======== Provided information

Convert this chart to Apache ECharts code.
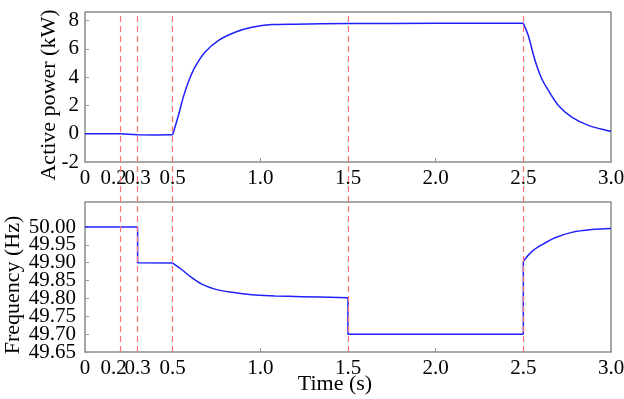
<!DOCTYPE html>
<html>
<head>
<meta charset="utf-8">
<script src="https://cdn.jsdelivr.net/npm/echarts@6/dist/echarts.min.js"></script>
<style>
  html, body { margin: 0; padding: 0; background: #fff; }
  #chart { width: 624px; height: 399px; }
</style>
</head>
<body>
<div id="chart"></div>
<script>
// time marks where something happens (red dashed lines)
const eventTimes = [0.2, 0.3, 0.5, 1.5, 2.5];

const xTicks = [0, 0.2, 0.3, 0.5, 1.0, 1.5, 2.0, 2.5, 3.0];
const powerTicks = [-2, 0, 2, 4, 6, 8];
const freqTicks = [49.65, 49.70, 49.75, 49.80, 49.85, 49.90, 49.95, 50.00];

// active power, kW (split where the curve has a corner)
const powerFlatTime = [0, 0.2, 0.202, 0.3, 0.4, 0.5];
const powerFlatValue = [0.0, 0.0, -0.1, -0.08, -0.1, -0.07];
const powerRiseTime = [0.5, 0.532, 0.561, 0.589, 0.627, 0.684, 0.76, 0.856, 0.951, 1.065, 1.2, 1.5, 2.0, 2.5];
const powerRiseValue = [-0.07, 1.25, 2.6, 3.64, 4.7, 5.76, 6.58, 7.17, 7.52, 7.71, 7.74, 7.78, 7.8, 7.8];
const powerFallTime = [2.5, 2.528, 2.567, 2.605, 2.643, 2.7, 2.776, 2.871, 2.994, 3.0];
const powerFallValue = [7.8, 6.94, 5.17, 3.88, 3.06, 2.0, 1.17, 0.59, 0.18, 0.17];

// frequency, Hz
const freqStepTime = [0, 0.3, 0.3, 0.5];
const freqStepValue = [50.0, 50.0, 49.9, 49.899];
const freqFallTime = [0.5, 0.551, 0.609, 0.666, 0.741, 0.837, 0.951, 1.084, 1.236, 1.5];
const freqFallValue = [49.899, 49.881, 49.858, 49.840, 49.826, 49.817, 49.810, 49.807, 49.805, 49.802];
const freqLowTime = [1.5, 1.5, 2.5, 2.5];
const freqLowValue = [49.802, 49.70, 49.70, 49.904];
const freqRiseTime = [2.5, 2.548, 2.605, 2.681, 2.776, 2.89, 3.0];
const freqRiseValue = [49.904, 49.931, 49.950, 49.970, 49.985, 49.993, 49.996];

const font = 'Liberation Serif, Times New Roman, serif';
const blue = '#2020ff';
const boxGray = '#8c8c8c';

const zip = (xs, ys) => xs.map((x, i) => [x, ys[i]]);

// frequency labels are packed tight, so they are split over two stacked axes
// (every other label on each) to keep echarts from dropping any of them
const freqLabelsA = freqTicks.filter((v, i) => i % 2 === 0);
const freqLabelsB = freqTicks.filter((v, i) => i % 2 === 1);

const xLabelFmt = v => {
  const s = v === 0 ? '0' : v.toFixed(1);
  return v === 0.2 ? '{l|' + s + '}' : s;
};

const makeX = (gridIndex, extra) => Object.assign({
  gridIndex: gridIndex,
  type: 'value',
  min: 0,
  max: 3,
  axisLine: { show: false, onZero: false },
  splitLine: { show: false },
  axisTick: { inside: true, length: 4, customValues: xTicks, lineStyle: { color: '#999' } },
  axisLabel: {
    customValues: xTicks,
    formatter: xLabelFmt,
    showMinLabel: true, showMaxLabel: true, hideOverlap: false,
    fontFamily: font, fontSize: 21, color: '#000', margin: 6,
    rich: { l: { fontFamily: font, fontSize: 21, color: '#000', padding: [0, 13, 0, 0] } }
  }
}, extra || {});

const freqLabelAxis = (labels, extra) => Object.assign({
  gridIndex: 1, type: 'value', min: 49.65, max: 50.07,
  position: 'left', offset: 0,
  axisLine: { show: false },
  splitLine: { show: false },
  axisTick: { show: false },
  axisLabel: {
    customValues: labels, formatter: v => v.toFixed(2),
    showMinLabel: true, showMaxLabel: true,
    fontFamily: font, fontSize: 21, color: '#000', margin: 9
  }
}, extra || {});

const curve = (xi, yi, times, values, smooth) => ({
  type: 'line', xAxisIndex: xi, yAxisIndex: yi,
  data: zip(times, values),
  smooth: smooth ? 0.35 : false,
  showSymbol: false, symbol: 'none', z: 3,
  lineStyle: { color: blue, width: 1.5 }
});

const chart = echarts.init(document.getElementById('chart'));
const option = {
  animation: false,
  grid: [
    { left: 85, right: 13, top: 12, height: 150, show: true, borderColor: boxGray, borderWidth: 1.5, outerBoundsMode: 'none' },
    { left: 85, right: 13, top: 202, height: 150, show: true, borderColor: boxGray, borderWidth: 1.5, outerBoundsMode: 'none' },
    { left: 85, right: 13, top: 12, bottom: 47, outerBoundsMode: 'none' }
  ],
  xAxis: [
    makeX(0),
    makeX(1, {
      name: 'Time (s)', nameLocation: 'middle', nameGap: 21, nameMoveOverlap: false,
      nameTextStyle: { fontFamily: font, fontSize: 22, color: '#000', padding: [0, 26, 0, 0] }
    }),
    { gridIndex: 2, type: 'value', min: 0, max: 3, show: false }
  ],
  yAxis: [
    {
      gridIndex: 0, type: 'value', min: -2, max: 8.6,
      name: 'Active power (kW)', nameLocation: 'middle', nameGap: 25, nameMoveOverlap: false,
      nameTextStyle: { fontFamily: font, fontSize: 22, color: '#000', padding: [0, 16, 0, 0] },
      axisLine: { show: false },
      splitLine: { show: false },
      axisTick: { inside: true, length: 4, customValues: powerTicks, lineStyle: { color: '#999' } },
      axisLabel: { customValues: powerTicks, showMinLabel: true, showMaxLabel: true, fontFamily: font, fontSize: 21, color: '#000', margin: 6 }
    },
    freqLabelAxis(freqLabelsA, {
      name: 'Frequency (Hz)', nameLocation: 'middle', nameGap: 61, nameMoveOverlap: false,
      nameTextStyle: { fontFamily: font, fontSize: 22, color: '#000', padding: [0, 16, 0, 0] },
      axisTick: { inside: true, length: 4, customValues: freqTicks, lineStyle: { color: '#999' } }
    }),
    { gridIndex: 2, type: 'value', min: 0, max: 1, show: false },
    freqLabelAxis(freqLabelsB)
  ],
  series: [
    {
      type: 'line', xAxisIndex: 2, yAxisIndex: 2,
      data: eventTimes.map(t => [t, 0]),
      symbol: 'none', lineStyle: { opacity: 0 }, silent: true, z: 1,
      markLine: {
        symbol: 'none', silent: true,
        label: { show: false },
        lineStyle: { color: '#ff7373', type: [6, 4], width: 1.2 },
        data: eventTimes.map(t => ({ xAxis: t }))
      }
    },
    curve(0, 0, powerFlatTime, powerFlatValue, false),
    curve(0, 0, powerRiseTime, powerRiseValue, true),
    curve(0, 0, powerFallTime, powerFallValue, true),
    curve(1, 1, freqStepTime, freqStepValue, false),
    curve(1, 1, freqFallTime, freqFallValue, true),
    curve(1, 1, freqLowTime, freqLowValue, false),
    curve(1, 1, freqRiseTime, freqRiseValue, true)
  ]
};
chart.setOption(option);
</script>
</body>
</html>
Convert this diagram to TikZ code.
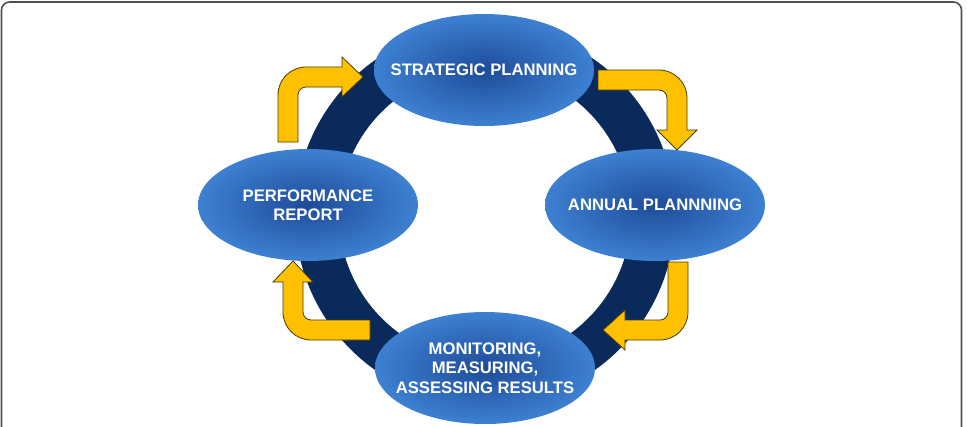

================

• What the exercise asks: Drop the images and repeat the data exactly.

• In response:
Convert this chart to Apache ECharts code.
<!DOCTYPE html>
<html>
<head>
<meta charset="utf-8">
<script src="https://cdn.jsdelivr.net/npm/echarts@6/dist/echarts.min.js"></script>
<style>
  html, body { margin: 0; padding: 0; background: #fff; }
  #chart { width: 624px; height: 399px; }
</style>
</head>
<body>
<div id="chart"></div>
<script>
// time marks where something happens (red dashed lines)
const eventTimes = [0.2, 0.3, 0.5, 1.5, 2.5];

const xTicks = [0, 0.2, 0.3, 0.5, 1.0, 1.5, 2.0, 2.5, 3.0];
const powerTicks = [-2, 0, 2, 4, 6, 8];
const freqTicks = [49.65, 49.70, 49.75, 49.80, 49.85, 49.90, 49.95, 50.00];

// active power, kW (split where the curve has a corner)
const powerFlatTime = [0, 0.2, 0.202, 0.3, 0.4, 0.5];
const powerFlatValue = [0.0, 0.0, -0.1, -0.08, -0.1, -0.07];
const powerRiseTime = [0.5, 0.532, 0.561, 0.589, 0.627, 0.684, 0.76, 0.856, 0.951, 1.065, 1.2, 1.5, 2.0, 2.5];
const powerRiseValue = [-0.07, 1.25, 2.6, 3.64, 4.7, 5.76, 6.58, 7.17, 7.52, 7.71, 7.74, 7.78, 7.8, 7.8];
const powerFallTime = [2.5, 2.528, 2.567, 2.605, 2.643, 2.7, 2.776, 2.871, 2.994, 3.0];
const powerFallValue = [7.8, 6.94, 5.17, 3.88, 3.06, 2.0, 1.17, 0.59, 0.18, 0.17];

// frequency, Hz
const freqStepTime = [0, 0.3, 0.3, 0.5];
const freqStepValue = [50.0, 50.0, 49.9, 49.899];
const freqFallTime = [0.5, 0.551, 0.609, 0.666, 0.741, 0.837, 0.951, 1.084, 1.236, 1.5];
const freqFallValue = [49.899, 49.881, 49.858, 49.840, 49.826, 49.817, 49.810, 49.807, 49.805, 49.802];
const freqLowTime = [1.5, 1.5, 2.5, 2.5];
const freqLowValue = [49.802, 49.70, 49.70, 49.904];
const freqRiseTime = [2.5, 2.548, 2.605, 2.681, 2.776, 2.89, 3.0];
const freqRiseValue = [49.904, 49.931, 49.950, 49.970, 49.985, 49.993, 49.996];

const font = 'Liberation Serif, Times New Roman, serif';
const blue = '#2020ff';
const boxGray = '#8c8c8c';

const zip = (xs, ys) => xs.map((x, i) => [x, ys[i]]);

// frequency labels are packed tight, so they are split over two stacked axes
// (every other label on each) to keep echarts from dropping any of them
const freqLabelsA = freqTicks.filter((v, i) => i % 2 === 0);
const freqLabelsB = freqTicks.filter((v, i) => i % 2 === 1);

const xLabelFmt = v => {
  const s = v === 0 ? '0' : v.toFixed(1);
  return v === 0.2 ? '{l|' + s + '}' : s;
};

const makeX = (gridIndex, extra) => Object.assign({
  gridIndex: gridIndex,
  type: 'value',
  min: 0,
  max: 3,
  axisLine: { show: false, onZero: false },
  splitLine: { show: false },
  axisTick: { inside: true, length: 4, customValues: xTicks, lineStyle: { color: '#999' } },
  axisLabel: {
    customValues: xTicks,
    formatter: xLabelFmt,
    showMinLabel: true, showMaxLabel: true, hideOverlap: false,
    fontFamily: font, fontSize: 21, color: '#000', margin: 6,
    rich: { l: { fontFamily: font, fontSize: 21, color: '#000', padding: [0, 13, 0, 0] } }
  }
}, extra || {});

const freqLabelAxis = (labels, extra) => Object.assign({
  gridIndex: 1, type: 'value', min: 49.65, max: 50.07,
  position: 'left', offset: 0,
  axisLine: { show: false },
  splitLine: { show: false },
  axisTick: { show: false },
  axisLabel: {
    customValues: labels, formatter: v => v.toFixed(2),
    showMinLabel: true, showMaxLabel: true,
    fontFamily: font, fontSize: 21, color: '#000', margin: 9
  }
}, extra || {});

const curve = (xi, yi, times, values, smooth) => ({
  type: 'line', xAxisIndex: xi, yAxisIndex: yi,
  data: zip(times, values),
  smooth: smooth ? 0.35 : false,
  showSymbol: false, symbol: 'none', z: 3,
  lineStyle: { color: blue, width: 1.5 }
});

const chart = echarts.init(document.getElementById('chart'));
const option = {
  animation: false,
  grid: [
    { left: 85, right: 13, top: 12, height: 150, show: true, borderColor: boxGray, borderWidth: 1.5, outerBoundsMode: 'none' },
    { left: 85, right: 13, top: 202, height: 150, show: true, borderColor: boxGray, borderWidth: 1.5, outerBoundsMode: 'none' },
    { left: 85, right: 13, top: 12, bottom: 47, outerBoundsMode: 'none' }
  ],
  xAxis: [
    makeX(0),
    makeX(1, {
      name: 'Time (s)', nameLocation: 'middle', nameGap: 21, nameMoveOverlap: false,
      nameTextStyle: { fontFamily: font, fontSize: 22, color: '#000', padding: [0, 26, 0, 0] }
    }),
    { gridIndex: 2, type: 'value', min: 0, max: 3, show: false }
  ],
  yAxis: [
    {
      gridIndex: 0, type: 'value', min: -2, max: 8.6,
      name: 'Active power (kW)', nameLocation: 'middle', nameGap: 25, nameMoveOverlap: false,
      nameTextStyle: { fontFamily: font, fontSize: 22, color: '#000', padding: [0, 16, 0, 0] },
      axisLine: { show: false },
      splitLine: { show: false },
      axisTick: { inside: true, length: 4, customValues: powerTicks, lineStyle: { color: '#999' } },
      axisLabel: { customValues: powerTicks, showMinLabel: true, showMaxLabel: true, fontFamily: font, fontSize: 21, color: '#000', margin: 6 }
    },
    freqLabelAxis(freqLabelsA, {
      name: 'Frequency (Hz)', nameLocation: 'middle', nameGap: 61, nameMoveOverlap: false,
      nameTextStyle: { fontFamily: font, fontSize: 22, color: '#000', padding: [0, 16, 0, 0] },
      axisTick: { inside: true, length: 4, customValues: freqTicks, lineStyle: { color: '#999' } }
    }),
    { gridIndex: 2, type: 'value', min: 0, max: 1, show: false },
    freqLabelAxis(freqLabelsB)
  ],
  series: [
    {
      type: 'line', xAxisIndex: 2, yAxisIndex: 2,
      data: eventTimes.map(t => [t, 0]),
      symbol: 'none', lineStyle: { opacity: 0 }, silent: true, z: 1,
      markLine: {
        symbol: 'none', silent: true,
        label: { show: false },
        lineStyle: { color: '#ff7373', type: [6, 4], width: 1.2 },
        data: eventTimes.map(t => ({ xAxis: t }))
      }
    },
    curve(0, 0, powerFlatTime, powerFlatValue, false),
    curve(0, 0, powerRiseTime, powerRiseValue, true),
    curve(0, 0, powerFallTime, powerFallValue, true),
    curve(1, 1, freqStepTime, freqStepValue, false),
    curve(1, 1, freqFallTime, freqFallValue, true),
    curve(1, 1, freqLowTime, freqLowValue, false),
    curve(1, 1, freqRiseTime, freqRiseValue, true)
  ]
};
chart.setOption(option);
</script>
</body>
</html>
Convert this diagram to TikZ code.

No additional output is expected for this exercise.